Trying to detect dehumanization

I’m really good at telling when people don’t quite think I’m a person, but I’m not quite sure *how* I detect this. I’m trying to figure it out.

A good part of what’s in this post is probably wrong, because this is really hard to get a handle on. And *some* of these things are sometimes the result of other things, like communication problems.

But here’s a draft list of things I think that I detect as signs that someone doesn’t see me as a person:

  • There’s kind of more of a pause than usual, and then what they responded to wasn’t really in reaction to what you said.
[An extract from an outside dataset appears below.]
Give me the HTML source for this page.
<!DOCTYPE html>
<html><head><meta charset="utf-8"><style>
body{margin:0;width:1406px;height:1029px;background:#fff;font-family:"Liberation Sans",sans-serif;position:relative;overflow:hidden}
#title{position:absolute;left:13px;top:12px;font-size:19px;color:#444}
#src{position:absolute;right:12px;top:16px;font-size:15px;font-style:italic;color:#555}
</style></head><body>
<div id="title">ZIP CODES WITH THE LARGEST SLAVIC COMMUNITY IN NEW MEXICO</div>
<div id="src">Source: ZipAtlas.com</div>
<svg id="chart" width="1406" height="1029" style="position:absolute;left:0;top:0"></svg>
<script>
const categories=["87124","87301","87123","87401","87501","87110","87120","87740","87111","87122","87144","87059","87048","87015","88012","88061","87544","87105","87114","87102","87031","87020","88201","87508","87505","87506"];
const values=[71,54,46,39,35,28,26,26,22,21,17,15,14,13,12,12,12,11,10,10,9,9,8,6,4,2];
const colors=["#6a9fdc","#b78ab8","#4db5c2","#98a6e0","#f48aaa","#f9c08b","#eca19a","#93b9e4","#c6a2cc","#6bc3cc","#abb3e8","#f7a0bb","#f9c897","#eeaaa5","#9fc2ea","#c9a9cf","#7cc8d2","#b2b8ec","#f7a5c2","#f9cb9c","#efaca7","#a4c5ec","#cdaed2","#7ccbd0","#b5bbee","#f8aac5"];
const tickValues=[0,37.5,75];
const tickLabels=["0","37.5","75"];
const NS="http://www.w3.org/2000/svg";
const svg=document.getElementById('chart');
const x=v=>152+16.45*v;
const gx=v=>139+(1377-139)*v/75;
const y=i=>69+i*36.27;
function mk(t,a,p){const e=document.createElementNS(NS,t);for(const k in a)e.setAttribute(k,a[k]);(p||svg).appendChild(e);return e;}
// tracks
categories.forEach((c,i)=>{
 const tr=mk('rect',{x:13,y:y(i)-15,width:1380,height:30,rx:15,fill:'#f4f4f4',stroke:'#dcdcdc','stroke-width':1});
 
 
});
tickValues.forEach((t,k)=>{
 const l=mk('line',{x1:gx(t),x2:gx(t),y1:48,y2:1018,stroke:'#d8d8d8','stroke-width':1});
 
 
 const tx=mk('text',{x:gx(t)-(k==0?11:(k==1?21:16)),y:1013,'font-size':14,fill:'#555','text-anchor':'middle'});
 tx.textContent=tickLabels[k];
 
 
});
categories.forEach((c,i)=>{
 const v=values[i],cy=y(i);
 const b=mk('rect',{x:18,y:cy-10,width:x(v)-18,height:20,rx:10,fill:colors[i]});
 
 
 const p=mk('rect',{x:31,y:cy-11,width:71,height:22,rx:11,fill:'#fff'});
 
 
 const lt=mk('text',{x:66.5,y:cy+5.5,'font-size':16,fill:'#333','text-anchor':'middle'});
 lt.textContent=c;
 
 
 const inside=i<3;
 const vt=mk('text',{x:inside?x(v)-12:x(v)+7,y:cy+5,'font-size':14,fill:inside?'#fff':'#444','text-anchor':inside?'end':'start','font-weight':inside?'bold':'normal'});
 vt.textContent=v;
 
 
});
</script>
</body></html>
They’re reacting to some imaginary person.
  • They don’t seem to understand what you’re saying, but they don’t ask any clarifying questions.
  • They don’t answer your clarifying questions.
  • They look at each other a lot, but not you.
  • They try to insist on talking about your feelings rather than the problem or concrete thing you want to talk about.
  • They tell you in authoritative tones what you are thinking or feeling or need or want, and they’re not open to corrections.
  • They completely ignore you when you say things that don’t fit their agenda, to the extent that you start doubting that you actually said it.
  • They go on and on about how smart you are, but they don’t seem to want to discuss anything else with you.
  • They expect effusive gratitude for mundane acts like getting something down from a shelf they can reach that you can’t.
  • Their body language shifts dramatically when they’re interacting with you; it’s really different than how it looks when they’re interacting with others. 
  • They have a voice they use with adults, and a voice they use with young children, and they use their little-kid-voice with you.

Thoughts, anyone? Which of these things am I wrong (or right) about? What other signs are there?

I think a good percentage of y’all know exactly what I am talking about, but it’s really hard to pin down.